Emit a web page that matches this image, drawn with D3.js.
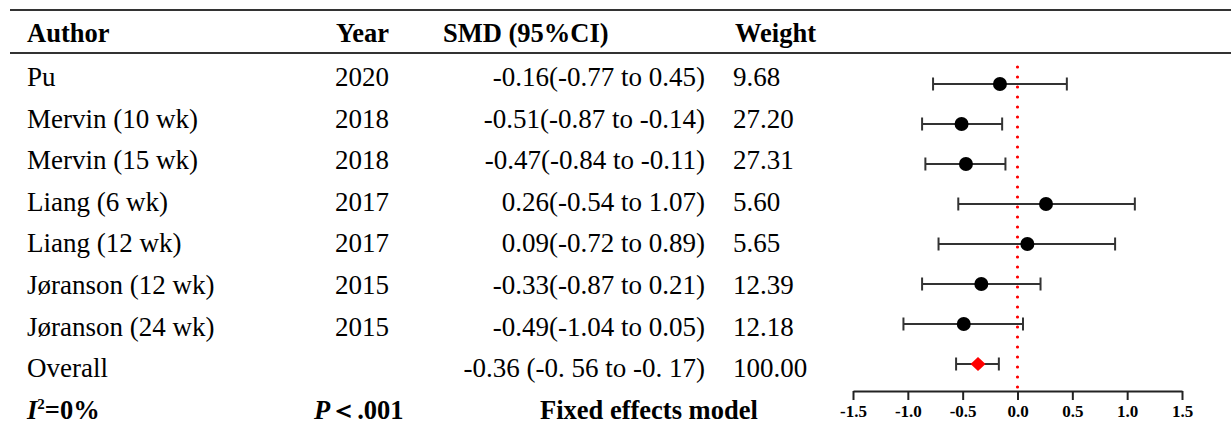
<!DOCTYPE html>
<html>
<head>
<meta charset="utf-8">
<script src="https://cdn.jsdelivr.net/npm/d3@7"></script>
<style>
  body { margin: 0; background: #fff; }
  text { font-family: "Liberation Serif", "Times New Roman", serif; fill: #000; }
</style>
</head>
<body>
<div class="forest"></div>
<script>
var authors = ["Pu", "Mervin (10 wk)", "Mervin (15 wk)", "Liang (6 wk)", "Liang (12 wk)", "Jøranson (12 wk)", "Jøranson (24 wk)"];
var years = ["2020", "2018", "2018", "2017", "2017", "2015", "2015"];
var smd = [-0.16, -0.51, -0.47, 0.26, 0.09, -0.33, -0.49];
var lower = [-0.77, -0.87, -0.84, -0.54, -0.72, -0.87, -1.04];
var upper = [0.45, -0.14, -0.11, 1.07, 0.89, 0.21, 0.05];
var weights = [9.68, 27.20, 27.31, 5.60, 5.65, 12.39, 12.18];

var overall = { smd: -0.36, lower: -0.56, upper: -0.17, weight: 100.00, label: "-0.36 (-0. 56 to -0. 17)" };
var xTicks = [-1.5, -1.0, -0.5, 0.0, 0.5, 1.0, 1.5];

// plain hyphen for negatives, like the original table
var locale = d3.formatLocale({ decimal: ".", thousands: ",", grouping: [3], currency: ["", ""], minus: "-" });
var fmt = locale.format(".2f");
var ciText = (i) => `${fmt(smd[i])}(${fmt(lower[i])} to ${fmt(upper[i])})`;

var svg = d3
    .select(".forest")
    .append("svg")
    .attr("width", 1231)
    .attr("height", 430);

var x = d3.scaleLinear().domain([-1.5, 1.5]).range([853, 1182]);
// table rows and plot rows are spaced a little differently in the original
var textY = (i) => 86 + i * 41.6;
var markY = (i) => 84 + i * 40;

// header rules
[10, 53].forEach((y) => {
    svg.append("line")
        .attr("x1", 10).attr("x2", 1231)
        .attr("y1", y).attr("y2", y)
        .style("stroke", "#333")
        .style("stroke-width", 2);
});

var header = svg.append("g").style("font-weight", "bold").style("font-size", "26.5px");
header.append("text").attr("x", 27).attr("y", 42).text("Author");
header.append("text").attr("x", 336).attr("y", 42).text("Year");
header.append("text").attr("x", 443).attr("y", 42).text("SMD (95%CI)");
header.append("text").attr("x", 735).attr("y", 42).text("Weight");

// table body
var rows = svg.append("g").style("font-size", "27px");
authors.forEach((a, i) => {
    var y = textY(i);
    rows.append("text").attr("x", 27).attr("y", y).text(a);
    rows.append("text").attr("x", 335).attr("y", y).text(years[i]);
    rows.append("text").attr("x", 705).attr("y", y).attr("text-anchor", "end").text(ciText(i));
    rows.append("text").attr("x", 733).attr("y", y).text(fmt(weights[i]));
});
var oy = textY(authors.length);
rows.append("text").attr("x", 27).attr("y", oy).text("Overall");
rows.append("text").attr("x", 705).attr("y", oy).attr("text-anchor", "end").text(overall.label);
rows.append("text").attr("x", 733).attr("y", oy).text(fmt(overall.weight));

// summary line
var by = textY(authors.length + 1);
var foot = svg.append("g").style("font-size", "26.5px").style("font-weight", "bold");
var i2 = foot.append("text").attr("x", 27).attr("y", by);
i2.append("tspan").style("font-style", "italic").text("I");
i2.append("tspan").attr("dy", -10).style("font-size", "15px").text("2");
i2.append("tspan").attr("dy", 10).text("=0%");
var pt = foot.append("text").attr("x", 314).attr("y", by);
pt.append("tspan").style("font-style", "italic").text("P");
pt.append("tspan").text("＜.001");
foot.append("text").attr("x", 540).attr("y", by).text("Fixed effects model");

// null line
svg.append("line")
    .attr("x1", x(0)).attr("x2", x(0))
    .attr("y1", 67).attr("y2", 388)
    .style("stroke", "red")
    .style("stroke-width", 3.2)
    .style("stroke-linecap", "round")
    .style("stroke-dasharray", "0,10");

// study intervals
var study = svg.selectAll(".study")
    .data(smd)
    .enter()
    .append("g")
    .attr("class", "study");

study.append("line")
    .attr("x1", (d, i) => x(lower[i]))
    .attr("x2", (d, i) => x(upper[i]))
    .attr("y1", (d, i) => markY(i))
    .attr("y2", (d, i) => markY(i));
[lower, upper].forEach((arr) => {
    study.append("line")
        .attr("x1", (d, i) => x(arr[i]))
        .attr("x2", (d, i) => x(arr[i]))
        .attr("y1", (d, i) => markY(i) - 6.5)
        .attr("y2", (d, i) => markY(i) + 6.5);
});
study.selectAll("line").style("stroke", "#333").style("stroke-width", 2);
study.append("circle")
    .attr("cx", (d) => x(d))
    .attr("cy", (d, i) => markY(i))
    .attr("r", 7)
    .style("fill", "#000");

// pooled estimate
var py = markY(authors.length);
var pooled = svg.append("g");
pooled.append("line")
    .attr("x1", x(overall.lower)).attr("x2", x(overall.upper))
    .attr("y1", py).attr("y2", py);
[overall.lower, overall.upper].forEach((v) => {
    pooled.append("line")
        .attr("x1", x(v)).attr("x2", x(v))
        .attr("y1", py - 6.5).attr("y2", py + 6.5);
});
pooled.selectAll("line").style("stroke", "#333").style("stroke-width", 2);
pooled.append("path")
    .attr("d", `M${x(overall.smd) - 7.5},${py} L${x(overall.smd)},${py - 7} L${x(overall.smd) + 7.5},${py} L${x(overall.smd)},${py + 7} Z`)
    .style("fill", "red");

// axis
var axis = svg.append("g")
    .attr("transform", "translate(0,391)")
    .call(d3.axisBottom(x).tickValues(xTicks).tickFormat(locale.format(".1f")).tickSizeInner(9).tickSizeOuter(0).tickPadding(5));
axis.select(".domain").style("stroke", "#222").style("stroke-width", 2);
axis.selectAll(".tick line").style("stroke", "#222").style("stroke-width", 2);
axis.selectAll(".tick text")
    .style("font-family", "'Liberation Serif', serif")
    .style("font-weight", "bold")
    .style("font-size", "17px")
    .style("fill", "#000");
</script>
</body>
</html>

+ + + + + + +

• **PROBLEM STATEMENT**: With all pictures left out, please transcribe exactly the lines from the start of the material through the line with "var weights = [9.68, 27.20, 27.31, 5.60, 5.65, 12.39, 12.18];".

• **ANSWER FOR THE TASK**:
Emit a web page that matches this image, drawn with D3.js.
<!DOCTYPE html>
<html>
<head>
<meta charset="utf-8">
<script src="https://cdn.jsdelivr.net/npm/d3@7"></script>
<style>
  body { margin: 0; background: #fff; }
  text { font-family: "Liberation Serif", "Times New Roman", serif; fill: #000; }
</style>
</head>
<body>
<div class="forest"></div>
<script>
var authors = ["Pu", "Mervin (10 wk)", "Mervin (15 wk)", "Liang (6 wk)", "Liang (12 wk)", "Jøranson (12 wk)", "Jøranson (24 wk)"];
var years = ["2020", "2018", "2018", "2017", "2017", "2015", "2015"];
var smd = [-0.16, -0.51, -0.47, 0.26, 0.09, -0.33, -0.49];
var lower = [-0.77, -0.87, -0.84, -0.54, -0.72, -0.87, -1.04];
var upper = [0.45, -0.14, -0.11, 1.07, 0.89, 0.21, 0.05];
var weights = [9.68, 27.20, 27.31, 5.60, 5.65, 12.39, 12.18];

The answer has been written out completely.